### EXERCISE PROMPT
Exclude the pictures and return every line exactly as written.

### STORED DATA
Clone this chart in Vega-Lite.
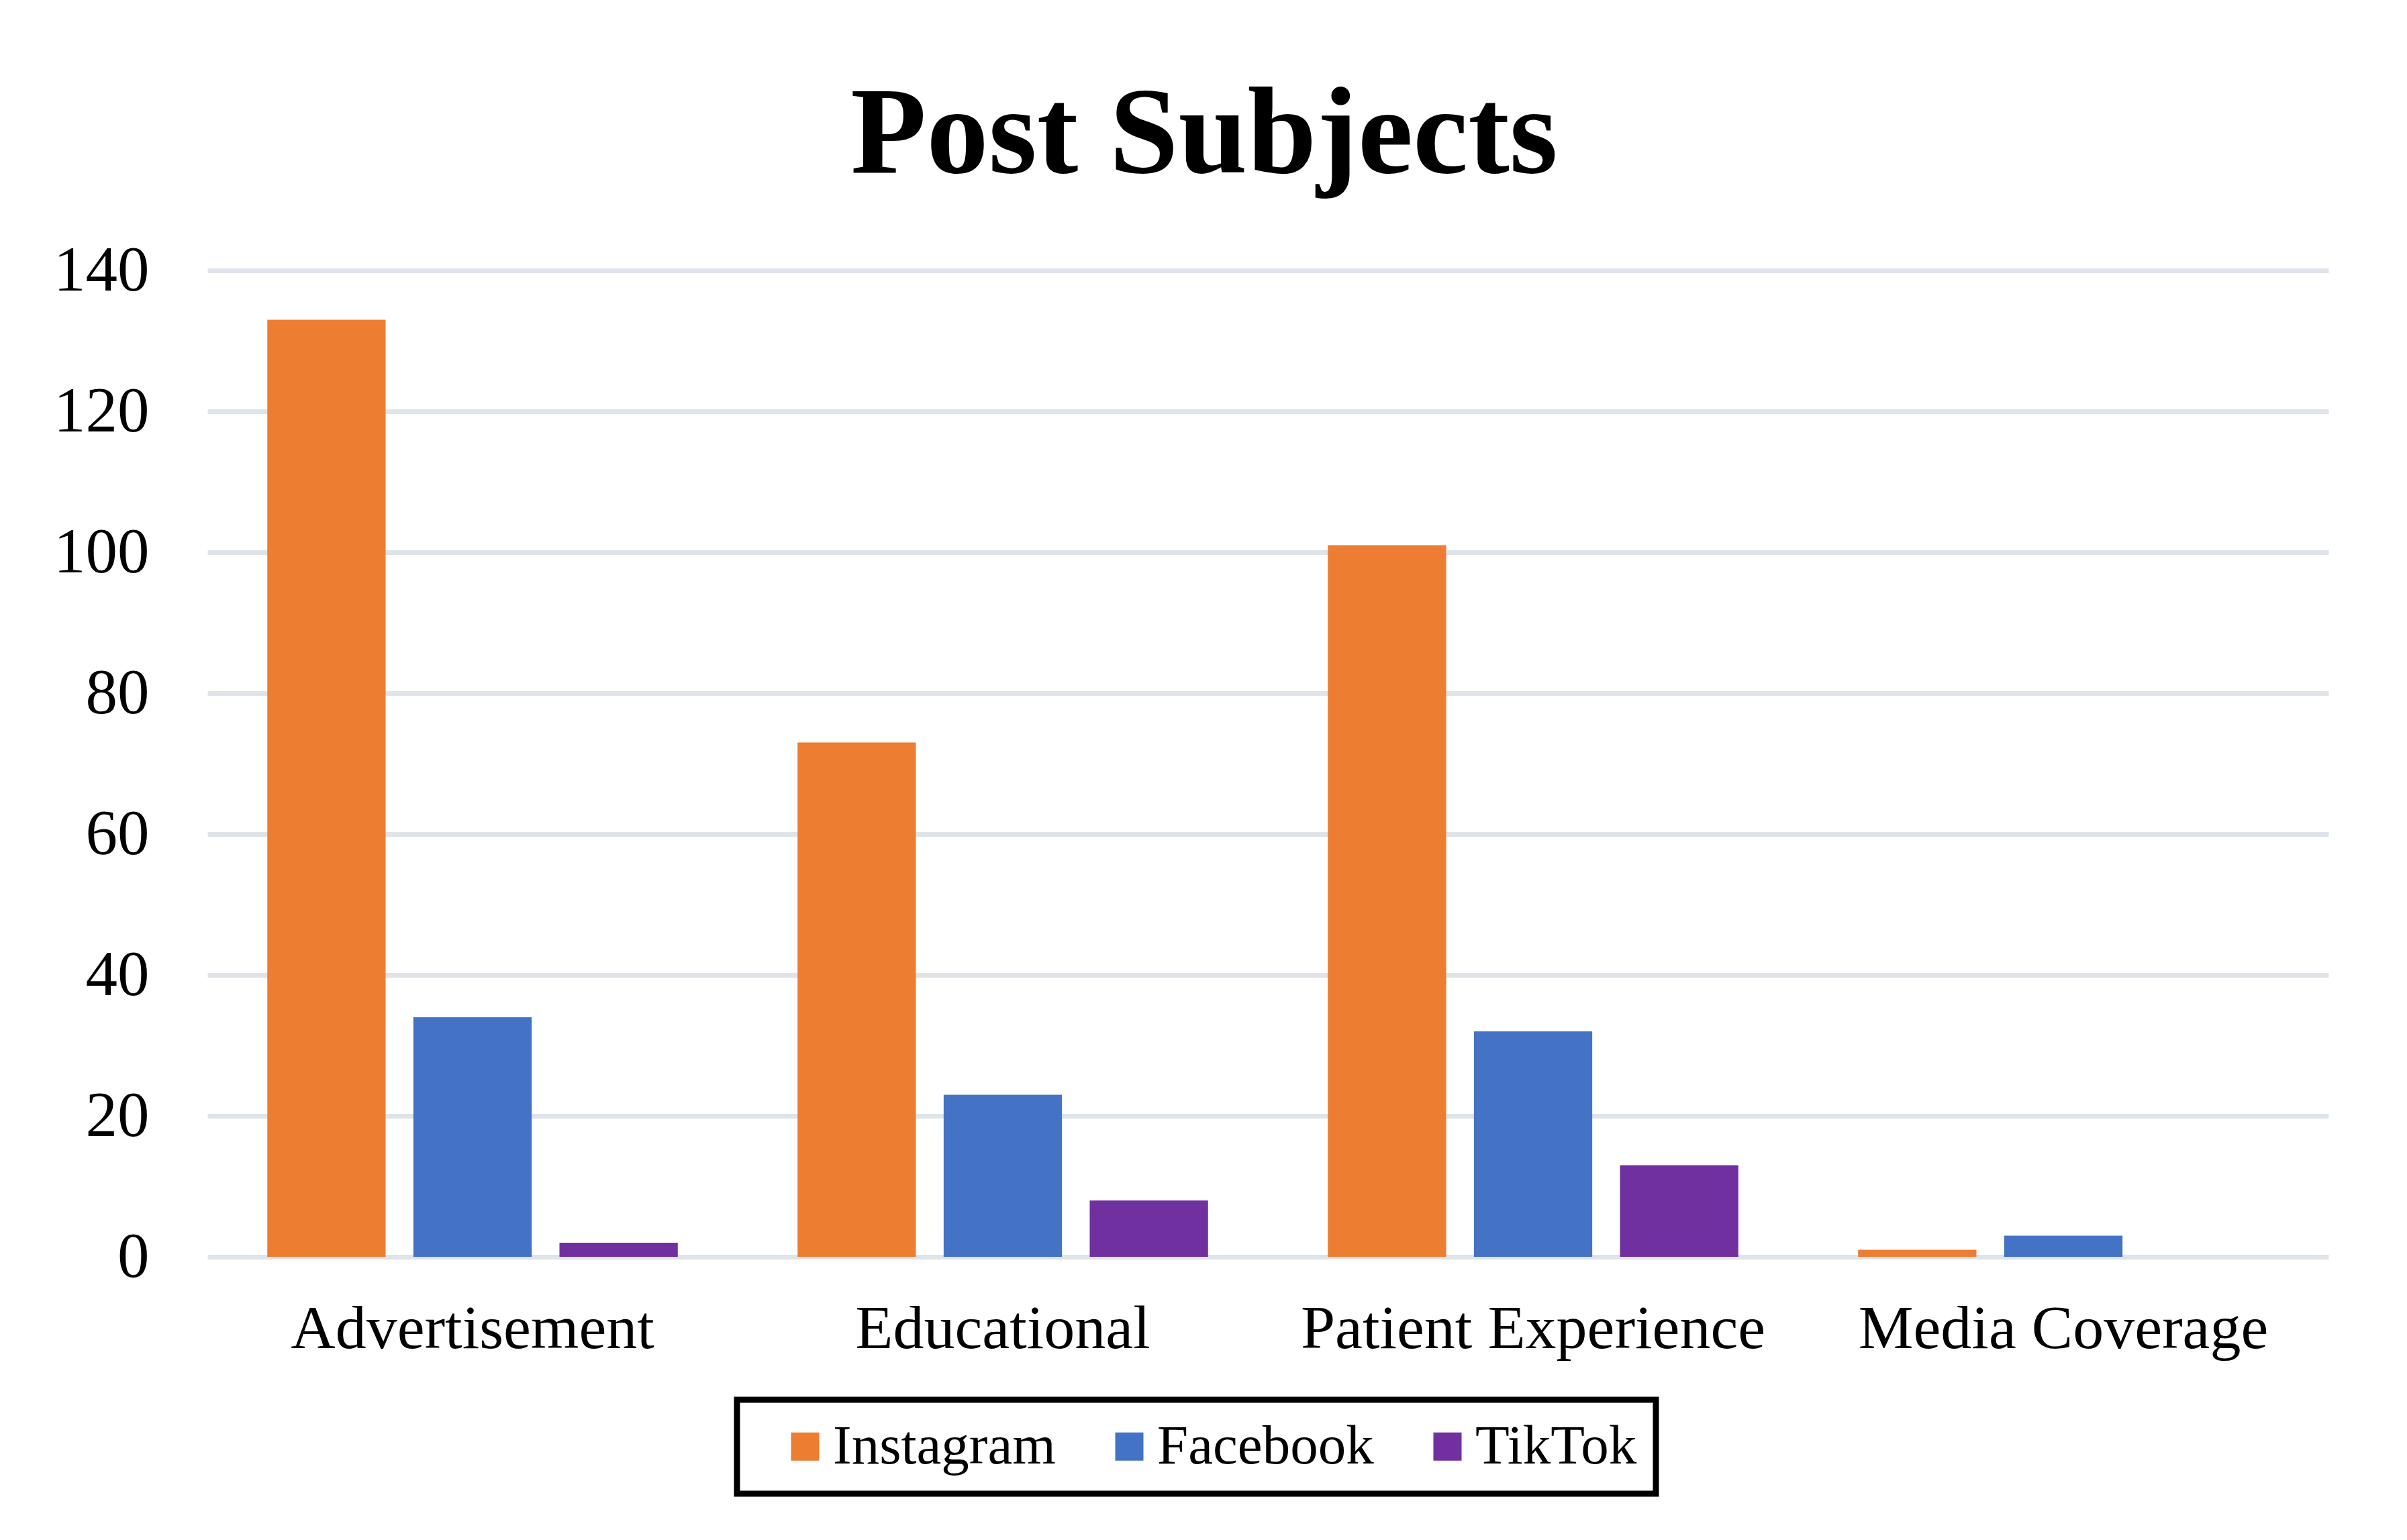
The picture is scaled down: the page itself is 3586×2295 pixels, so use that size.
{
  "$schema": "https://vega.github.io/schema/vega-lite/v6.json",
  "autosize": {"type": "none"},
  "width": 3160,
  "height": 1470,
  "padding": {"left": 309, "top": 403, "right": 117, "bottom": 422},
  "background": "white",
  "title": {
    "text": "Post Subjects",
    "font": "Liberation Serif",
    "fontWeight": "bold",
    "fontSize": 185,
    "color": "black",
    "anchor": "middle",
    "dx": -95,
    "offset": 60
  },
  "data": {
    "values": [
      {"subject": "Advertisement", "platform": "Instagram", "count": 133},
      {"subject": "Advertisement", "platform": "Facebook", "count": 34},
      {"subject": "Advertisement", "platform": "TikTok", "count": 2},
      {"subject": "Educational", "platform": "Instagram", "count": 73},
      {"subject": "Educational", "platform": "Facebook", "count": 23},
      {"subject": "Educational", "platform": "TikTok", "count": 8},
      {"subject": "Patient Experience", "platform": "Instagram", "count": 101},
      {"subject": "Patient Experience", "platform": "Facebook", "count": 32},
      {"subject": "Patient Experience", "platform": "TikTok", "count": 13},
      {"subject": "Media Coverage", "platform": "Instagram", "count": 1},
      {"subject": "Media Coverage", "platform": "Facebook", "count": 3},
      {"subject": "Media Coverage", "platform": "TikTok", "count": 0}
    ]
  },
  "mark": {"type": "bar"},
  "encoding": {
    "x": {
      "field": "subject",
      "type": "nominal",
      "sort": ["Advertisement", "Educational", "Patient Experience", "Media Coverage"],
      "scale": {"paddingInner": 0, "paddingOuter": 0},
      "axis": {
        "title": null,
        "labelAngle": 0,
        "domain": false,
        "ticks": false,
        "labelFont": "Liberation Serif",
        "labelFontSize": 92,
        "labelColor": "black",
        "labelPadding": 62,
        "labelLimit": 0
      }
    },
    "xOffset": {
      "field": "platform",
      "type": "nominal",
      "sort": ["Instagram", "Facebook", "TikTok"],
      "scale": {"paddingInner": 0.19, "paddingOuter": 0.41}
    },
    "y": {
      "field": "count",
      "type": "quantitative",
      "scale": {"domain": [0, 140]},
      "axis": {
        "title": null,
        "values": [0, 20, 40, 60, 80, 100, 120, 140],
        "domain": false,
        "ticks": false,
        "grid": true,
        "gridColor": "#dfe3ea",
        "gridWidth": 7,
        "labelFont": "Liberation Serif",
        "labelFontSize": 95,
        "labelColor": "black",
        "labelPadding": 87,
        "labelLimit": 0
      }
    },
    "color": {
      "field": "platform",
      "type": "nominal",
      "sort": ["Instagram", "Facebook", "TikTok"],
      "scale": {"domain": ["Instagram", "Facebook", "TikTok"], "range": ["#ED7D31", "#4472C4", "#7030A0"]},
      "legend": {
        "title": null,
        "orient": "none",
        "legendX": 789,
        "legendY": 1683,
        "direction": "horizontal",
        "strokeColor": "black",
        "fillColor": "white",
        "padding": 28,
        "symbolType": "square",
        "symbolSize": 1764,
        "symbolStrokeWidth": 0,
        "symbolOffset": 32,
        "labelFont": "Liberation Serif",
        "labelFontSize": 83,
        "labelColor": "black",
        "labelOffset": 0,
        "labelLimit": 0,
        "columnPadding": 36,
        "encode": {"legend": {"update": {"strokeWidth": {"value": 9}}}}
      }
    }
  },
  "config": {"view": {"stroke": null}}
}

### RESPONSE TO THIS TASK
Clone this chart in Vega-Lite.
The picture is scaled down: the page itself is 3586×2295 pixels, so use that size.
{
  "$schema": "https://vega.github.io/schema/vega-lite/v6.json",
  "autosize": {"type": "none"},
  "width": 3160,
  "height": 1470,
  "padding": {"left": 309, "top": 403, "right": 117, "bottom": 422},
  "background": "white",
  "title": {
    "text": "Post Subjects",
    "font": "Liberation Serif",
    "fontWeight": "bold",
    "fontSize": 185,
    "color": "black",
    "anchor": "middle",
    "dx": -95,
    "offset": 60
  },
  "data": {
    "values": [
      {"subject": "Advertisement", "platform": "Instagram", "count": 133},
      {"subject": "Advertisement", "platform": "Facebook", "count": 34},
      {"subject": "Advertisement", "platform": "TikTok", "count": 2},
      {"subject": "Educational", "platform": "Instagram", "count": 73},
      {"subject": "Educational", "platform": "Facebook", "count": 23},
      {"subject": "Educational", "platform": "TikTok", "count": 8},
      {"subject": "Patient Experience", "platform": "Instagram", "count": 101},
      {"subject": "Patient Experience", "platform": "Facebook", "count": 32},
      {"subject": "Patient Experience", "platform": "TikTok", "count": 13},
      {"subject": "Media Coverage", "platform": "Instagram", "count": 1},
      {"subject": "Media Coverage", "platform": "Facebook", "count": 3},
      {"subject": "Media Coverage", "platform": "TikTok", "count": 0}
    ]
  },
  "mark": {"type": "bar"},
  "encoding": {
    "x": {
      "field": "subject",
      "type": "nominal",
      "sort": ["Advertisement", "Educational", "Patient Experience", "Media Coverage"],
      "scale": {"paddingInner": 0, "paddingOuter": 0},
      "axis": {
        "title": null,
        "labelAngle": 0,
        "domain": false,
        "ticks": false,
        "labelFont": "Liberation Serif",
        "labelFontSize": 92,
        "labelColor": "black",
        "labelPadding": 62,
        "labelLimit": 0
      }
    },
    "xOffset": {
      "field": "platform",
      "type": "nominal",
      "sort": ["Instagram", "Facebook", "TikTok"],
      "scale": {"paddingInner": 0.19, "paddingOuter": 0.41}
    },
    "y": {
      "field": "count",
      "type": "quantitative",
      "scale": {"domain": [0, 140]},
      "axis": {
        "title": null,
        "values": [0, 20, 40, 60, 80, 100, 120, 140],
        "domain": false,
        "ticks": false,
        "grid": true,
        "gridColor": "#dfe3ea",
        "gridWidth": 7,
        "labelFont": "Liberation Serif",
        "labelFontSize": 95,
        "labelColor": "black",
        "labelPadding": 87,
        "labelLimit": 0
      }
    },
    "color": {
      "field": "platform",
      "type": "nominal",
      "sort": ["Instagram", "Facebook", "TikTok"],
      "scale": {"domain": ["Instagram", "Facebook", "TikTok"], "range": ["#ED7D31", "#4472C4", "#7030A0"]},
      "legend": {
        "title": null,
        "orient": "none",
        "legendX": 789,
        "legendY": 1683,
        "direction": "horizontal",
        "strokeColor": "black",
        "fillColor": "white",
        "padding": 28,
        "symbolType": "square",
        "symbolSize": 1764,
        "symbolStrokeWidth": 0,
        "symbolOffset": 32,
        "labelFont": "Liberation Serif",
        "labelFontSize": 83,
        "labelColor": "black",
        "labelOffset": 0,
        "labelLimit": 0,
        "columnPadding": 36,
        "encode": {"legend": {"update": {"strokeWidth": {"value": 9}}}}
      }
    }
  },
  "config": {"view": {"stroke": null}}
}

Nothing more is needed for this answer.